Undeterred, ESS also argues that, because players are free to ignore the storyline and spend as much time as they want at the Pig Pen, the Pig Pen can be considered a significant part of the Game, leading to confusion. But fans can spend all nine innings of a baseball game at the hot dog stand; that hardly makes Dodger Stadium a butcher's shop. In other words, the chance to attend a virtual strip club is unambiguously not the main selling point of the Game.
Considering all of the foregoing, we conclude that Rockstar's modification of ESS's trademark is not explicitly misleading and is thus protected by the First Amendment. Since the First Amendment defense applies equally to ESS's state law claims as to its Lanham Act claim, the district court properly dismissed the entire case on Rockstar's motion for summary judgment.
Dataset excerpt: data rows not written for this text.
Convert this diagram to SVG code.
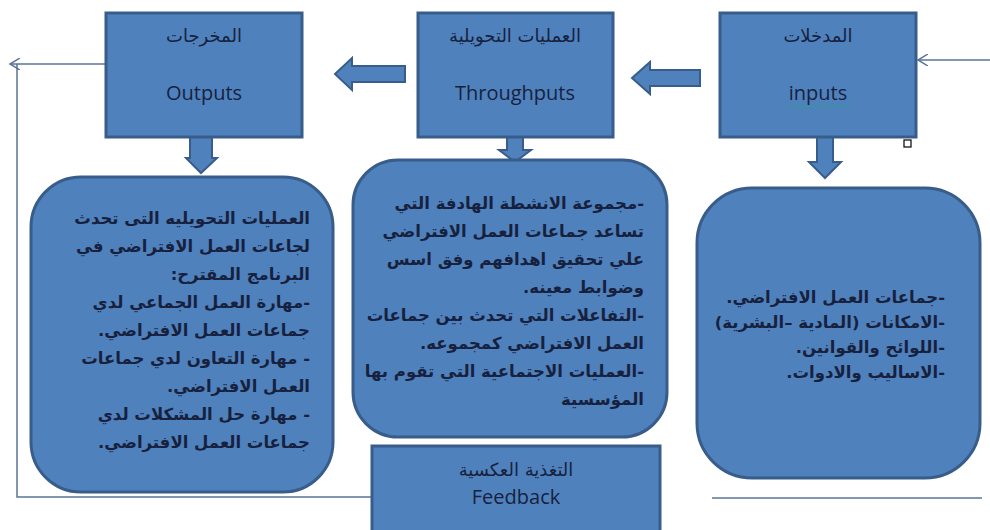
<svg xmlns="http://www.w3.org/2000/svg" width="990" height="530" viewBox="0 0 990 530">
<defs>
<style>
.box{fill:#4f81bd;stroke:#385d8a;stroke-width:3}
.barrow{fill:#4f81bd;stroke:#385d8a;stroke-width:2}
.link{fill:none;stroke:#5a7496;stroke-width:1.5}
.ar{font-family:"DejaVu Sans",sans-serif;font-size:16.5px;font-weight:bold;fill:#17213d}
.ttl{font-family:"DejaVu Sans",sans-serif;font-size:18px;fill:#17213d}
.en{font-family:"Open Sans","Noto Sans",sans-serif;font-size:20px;fill:#17213d}
.rtl{direction:rtl;unicode-bidi:embed}
</style>
<marker id="open" markerWidth="12" markerHeight="12" refX="10" refY="6" orient="auto" markerUnits="userSpaceOnUse">
<path d="M0,0 L10,6 L0,12" fill="none" stroke="#5a7496" stroke-width="1.5"/>
</marker>
</defs>
<rect width="990" height="530" fill="#ffffff"/>

<g id="connectors">
<path class="link" d="M372,497 H17 V64"/>
<path class="link" d="M105,64 H10" marker-end="url(#open)"/>
<path class="link" d="M712,498 H982"/>
<path class="link" d="M990,60 H918" marker-end="url(#open)"/>
<path class="barrow" d="M405,66 H352 V58 L335,74 L352,90 V82 H405 Z"/>
<path class="barrow" d="M700,70 H650 V62 L632,78 L650,94 V86 H700 Z"/>
<path class="barrow" d="M190,137 V158 H186 L201,173 L217,158 H212 V137 Z"/>
<path class="barrow" d="M507,137 V150 H499 L515,162 L531,150 H523 V137 Z"/>
<path class="barrow" d="M817,137 V162 H809 L825,178 L841,162 H833 V137 Z"/>
</g>

<g id="outputs">
<rect class="box" x="106" y="13" width="196" height="124"/>
<text class="ttl" x="204" y="42" text-anchor="middle">المخرجات</text>
<text class="en" x="204" y="100" text-anchor="middle">Outputs</text>
</g>

<g id="throughputs">
<rect class="box" x="418" y="13" width="195" height="124"/>
<text class="ttl" x="515" y="42" text-anchor="middle">العمليات التحويلية</text>
<text class="en" x="515" y="100" text-anchor="middle">Throughputs</text>
</g>

<g id="inputs">
<rect class="box" x="720" y="13" width="196" height="124"/>
<text class="ttl" x="818" y="42" text-anchor="middle">المدخلات</text>
<text class="en" x="818" y="100" text-anchor="middle">inputs</text>
<path d="M787,106 q2,-2 4,0 t4,0 t4,0 t4,0 t4,0 t4,0 t4,0 t4,0 t4,0 t4,0 t4,0 t4,0 t4,0 t4,0 t4,0 t4,0" fill="none" stroke="#2f9f8f" stroke-width="1"/>
<rect x="904" y="140" width="7" height="7" fill="#ffffff" stroke="#000000" stroke-width="1.2"/>
</g>

<g id="outputs-detail">
<rect class="box" x="31" y="177" width="302" height="315" rx="50" ry="50"/>
<g class="ar rtl" text-anchor="start">
<text x="310" y="224">العمليات التحويليه التى تحدث</text>
<text x="310" y="252">لجاعات العمل الافتراضي في</text>
<text x="310" y="280">البرنامج المقترح:</text>
<text x="310" y="308">-مهارة العمل الجماعي لدي</text>
<text x="310" y="336">جماعات العمل الافتراضي.</text>
<text x="310" y="364">- مهارة التعاون لدي جماعات</text>
<text x="310" y="392">العمل الافتراضي.</text>
<text x="310" y="420">- مهارة حل المشكلات لدي</text>
<text x="310" y="448">جماعات العمل الافتراضي.</text>
</g>
</g>

<g id="throughputs-detail">
<rect class="box" x="353" y="160" width="314" height="277" rx="45" ry="45"/>
<g class="ar rtl" text-anchor="start">
<text x="644" y="209">-مجموعة الانشطة  الهادفة التي</text>
<text x="644" y="237">تساعد جماعات العمل الافتراضي</text>
<text x="644" y="265">علي تحقيق اهدافهم وفق اسس</text>
<text x="644" y="293">وضوابط معينه.</text>
<text x="644" y="321">-التفاعلات التي تحدث بين جماعات</text>
<text x="644" y="349">العمل الافتراضي كمجموعه.</text>
<text x="644" y="377">-العمليات الاجتماعية التي تقوم بها</text>
<text x="644" y="405">المؤسسية</text>
</g>
</g>

<g id="inputs-detail">
<rect class="box" x="697" y="188" width="283" height="290" rx="55" ry="55"/>
<g class="ar rtl" text-anchor="start">
<text x="945" y="303">-جماعات العمل الافتراضي.</text>
<text x="945" y="328">-الامكانات (المادية –البشرية)</text>
<text x="945" y="353">-اللوائح والقوانين.</text>
<text x="945" y="378">-الاساليب والادوات.</text>
</g>
</g>

<g id="feedback">
<rect class="box" x="372" y="446" width="288" height="90"/>
<text class="ttl" x="516" y="476" text-anchor="middle" font-size="17">التغذية العكسية</text>
<text class="en" x="516" y="504" text-anchor="middle">Feedback</text>
</g>
</svg>
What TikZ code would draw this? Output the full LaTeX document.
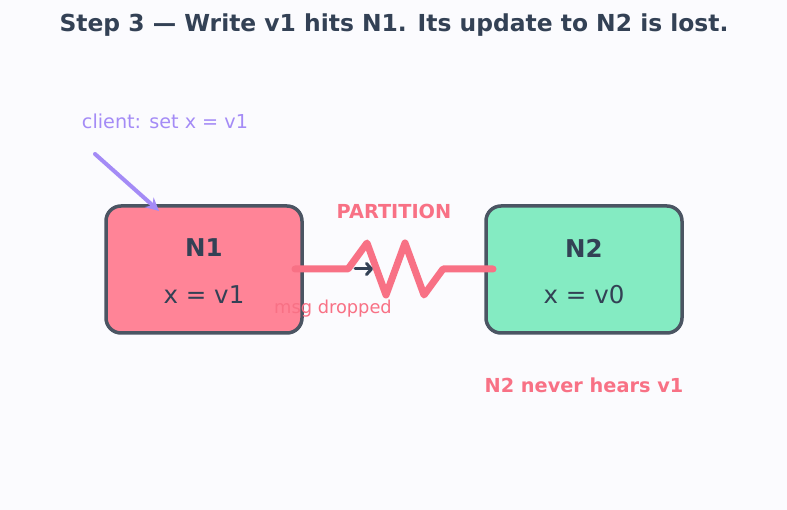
\documentclass[tikz,border=0pt]{standalone}
\usepackage{fontspec}
\setmainfont{DejaVu Sans}
\usetikzlibrary{arrows.meta, positioning}
\definecolor{ink}{HTML}{334155}
\definecolor{edge}{HTML}{4B5563}
\definecolor{hot}{HTML}{F87185}
\definecolor{nodeA}{HTML}{FF8497}
\definecolor{nodeB}{HTML}{84EBC2}
\definecolor{lila}{HTML}{A48BF6}
\definecolor{paper}{HTML}{FBFBFE}
\tikzset{
  server/.style={draw=edge, line width=3.5pt, rounded corners=15pt,
    minimum width=196pt, minimum height=127pt},
  hotlabel/.style={text=hot, font=\bfseries\fontsize{19.3}{22}\selectfont}
}
\begin{document}
\begin{tikzpicture}[x=1pt,y=-1pt]
    \fill[paper] (0,0) rectangle (787,510);
    \useasboundingbox (0,0) rectangle (787,510);
    \node[at={(394,25)},text=ink,font=\bfseries\fontsize{23.4}{27}\selectfont] (title)
      {Step 3 — Write v1 hits N1. Its update to N2 is lost.};
    % the two servers
    \node[server,fill=nodeA,at={(204,269.5)}] (n1) {};
    \node[server,fill=nodeB,at={(584,269.5)}] (n2) {};
    \node[at={(204,248)},text=ink,font=\bfseries\fontsize{24.5}{28}\selectfont] (n1name) {N1};
    \node[at={(204,295)},text=ink,font=\fontsize{24.5}{28}\selectfont] (n1val) {x = v1};
    \node[at={(584,248)},text=ink,font=\bfseries\fontsize{24.5}{28}\selectfont] (n2name) {N2};
    \node[at={(584,295)},text=ink,font=\fontsize{24.5}{28}\selectfont] (n2val) {x = v0};
    % partition
    \coordinate (p1) at (295,269);
    \coordinate (p2) at (493,269);
    \draw[hot,line width=7pt,line cap=round,line join=round]
      (p1) -- (348,269) -- (367,243) -- (386,295) -- (405,243) -- (424,295) -- (443,269) -- (p2);
    \coordinate (m1) at (355,269);
    \coordinate (m2) at (373,269);
    \draw[ink,line width=3pt,line cap=round,
      -{Straight Barb[length=5pt,width=11pt,round]}] (m1) -- (m2);
    \node[at={(394,211)},hotlabel] (part) {PARTITION};
    \node[at={(333,309)},text=hot,font=\fontsize{17.8}{20}\selectfont] (drop) {msg dropped};
    % client write
    \node[at={(165,121)},text=lila,font=\fontsize{19.2}{22}\selectfont] (client) {client: set x = v1};
    \coordinate (c0) at (95,154);
    \coordinate (c1) at (159,211);
    \draw[lila,line width=4pt,line cap=round,-{Stealth[length=13pt,width=13pt]}] (c0) -- (c1);
    \node[at={(584,385)},hotlabel] (never) {N2 never hears v1};
\end{tikzpicture}
\end{document}
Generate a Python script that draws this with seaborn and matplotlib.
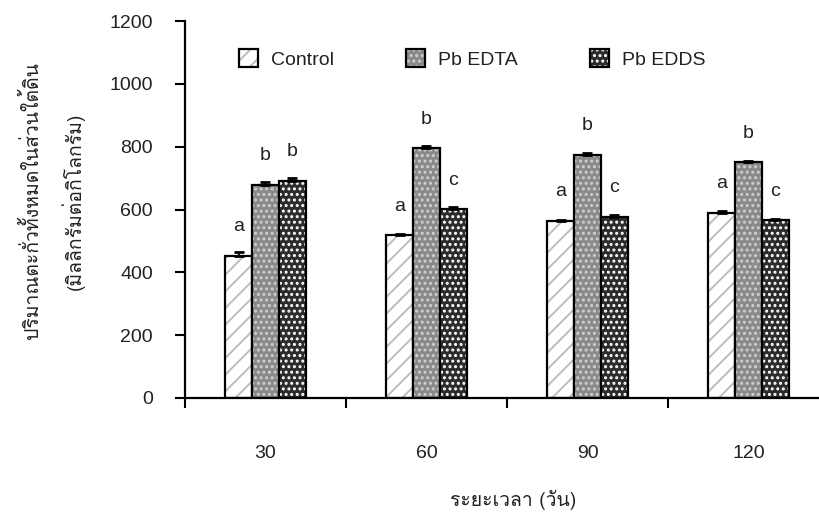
import matplotlib
matplotlib.use("Agg")
import matplotlib.pyplot as plt
import matplotlib.colors as mcolors
from matplotlib import font_manager
from matplotlib.ft2font import FT2Font
import seaborn as sns
import pandas as pd
import numpy as np

# ---------------- data ----------------
days = ["30", "60", "90", "120"]
series = ["Control", "Pb EDTA", "Pb EDDS"]
control = [452, 518, 563, 590]
pb_edta = [678, 795, 775, 750]
pb_edds = [691, 601, 577, 566]
err_control = [14, 5, 4, 6]
err_edta = [8, 8, 4, 4]
err_edds = [8, 6, 4, 4]
letters_control = ["a", "a", "a", "a"]
letters_edta = ["b", "b", "b", "b"]
letters_edds = ["b", "c", "c", "c"]
y_ticks = [0, 200, 400, 600, 800, 1000, 1200]
xlabel = "ระยะเวลา (วัน)"
ylabel1 = "ปริมาณตะกั่วทั้งหมดในส่วนใต้ดิน"
ylabel2 = "(มิลลิกรัมต่อกิโลกรัม)"

# ---------------- fonts ----------------
def find_thai_font():
    for f in font_manager.fontManager.ttflist:
        try:
            cm = FT2Font(f.fname).get_charmap()
        except Exception:
            continue
        if 0x0E01 in cm and 0x0E31 in cm:
            return f.name
    return None

sns.set_theme(style="white")
thai = find_thai_font()
base = "Liberation Sans"
plt.rcParams["font.family"] = [base, "DejaVu Sans"]
thai_fam = [thai, base, "DejaVu Sans"] if thai else [base, "DejaVu Sans"]
plt.rcParams["hatch.linewidth"] = 1.4

df = pd.DataFrame({
    "day": days * 3,
    "series": [s for s in series for _ in days],
    "value": control + pb_edta + pb_edds,
})

fig = plt.figure(figsize=(8.19, 5.16), dpi=100)
ax = fig.add_axes([185 / 819, 1 - 398 / 516, 634 / 819, 377 / 516])

sns.barplot(data=df, x="day", y="value", hue="series", order=days,
            hue_order=series, errorbar=None, width=0.5, gap=0,
            palette=["white", "#8a8a8a", "#2c2c2c"], edgecolor="black",
            linewidth=1.6, saturation=1, ax=ax, legend=False, zorder=2)

hatches = ["//", "...", "..."]
hatch_cols = ["#bdbdbd", "#d0d0d0", "#ffffff"]
errs = [err_control, err_edta, err_edds]
lets = [letters_control, letters_edta, letters_edds]
for cont, h, hc, er, lt in zip(ax.containers, hatches, hatch_cols, errs, lets):
    xs, tops = [], []
    for p in cont.patches:
        p.set_hatch(h)
        p.set_edgecolor("black")
        p._hatch_color = mcolors.to_rgba(hc)
        xs.append(p.get_x() + p.get_width() / 2)
        tops.append(p.get_height())
    ax.errorbar(xs, tops, yerr=[np.zeros(len(er)), er], fmt="none",
                ecolor="black", elinewidth=1.4, capsize=3.8, capthick=2,
                zorder=3)
    for x, t, e, s in zip(xs, tops, er, lt):
        ax.annotate(s, (x, t), xytext=(0, 21), textcoords="offset points",
                    ha="center", va="center", fontsize=14, color="#222222")

leg = ax.legend(handles=ax.containers, labels=series, ncol=3, frameon=False,
                loc="center left", bbox_to_anchor=(54 / 634, (398 - 59) / 377),
                borderaxespad=0, borderpad=0, handlelength=1.0,
                handleheight=1.0, handletextpad=0.65, columnspacing=3.7,
                fontsize=14)
for t in leg.get_texts():
    t.set_color("#222222")

ax.set_ylim(0, 1200)
ax.set_xlim(-0.5, 3.438)
ax.set_yticks(y_ticks)
ax.set_yticklabels([str(v) for v in y_ticks])
ax.set_xticks(range(len(days)))
ax.set_xticklabels(days)
ax.set_xticks([-0.5, 0.5, 1.5, 2.5], minor=True)
ax.tick_params(axis="x", which="major", length=0, pad=34, labelsize=14,
               labelcolor="#222222")
ax.tick_params(axis="x", which="minor", length=7, width=1.5, color="black",
               direction="out", bottom=True)
ax.tick_params(axis="y", length=7, width=1.5, color="black", direction="out",
               left=True, pad=16, labelsize=14, labelcolor="#222222")
for sp in ["top", "right"]:
    ax.spines[sp].set_visible(False)
for sp in ["left", "bottom"]:
    ax.spines[sp].set_color("black")
    ax.spines[sp].set_linewidth(1.6)
ax.set_xlabel("")
ax.set_ylabel("")

fig.text(513 / 819, 1 - 500 / 516, xlabel, ha="center", va="center",
         fontsize=14, family=thai_fam, color="#222222")
fig.text(31 / 819, 1 - 201 / 516, ylabel1, ha="center", va="center",
         rotation=90, fontsize=14, family=thai_fam, color="#222222")
fig.text(73 / 819, 1 - 201 / 516, ylabel2, ha="center", va="center",
         rotation=90, fontsize=14, family=thai_fam, color="#222222")

fig.savefig("out.png", dpi=100)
1. “Trade dress involves the total image of a product and may include features such as size, shape, color or color combination, texture, graphics, or even particular sales technique.” Mattel Inc. v. Walking Mountain Prods., 353 F.3d 792, 808 n. 13 (9th Cir.2003) (internal quotation marks and citations omitted). Because the only relevant similarities at issue in this case involve the use of the “Pig Pen” mark versus the “Play Pen” mark, disposition of the trade dress infringement claim follows resolution of the trademark infringement claim. See Kendall-Jackson Winery, Ltd. v. E. & J. Gallo Winery, 150 F.3d 1042, 1046 (9th Cir.1998) ( “Section 43(a) now protects both trademarks and trade dress from infringement ․ [and] there is no persuasive reason to apply different analysis[sic] to the two.” (internal quotation marks, alteration and citation omitted)).
2. This section has recently been repealed. Cal. Stats. ch. 711 § 1. Since we hold that Rockstar has a defense to all of ESS's claims, the repeal is irrelevant to our decision.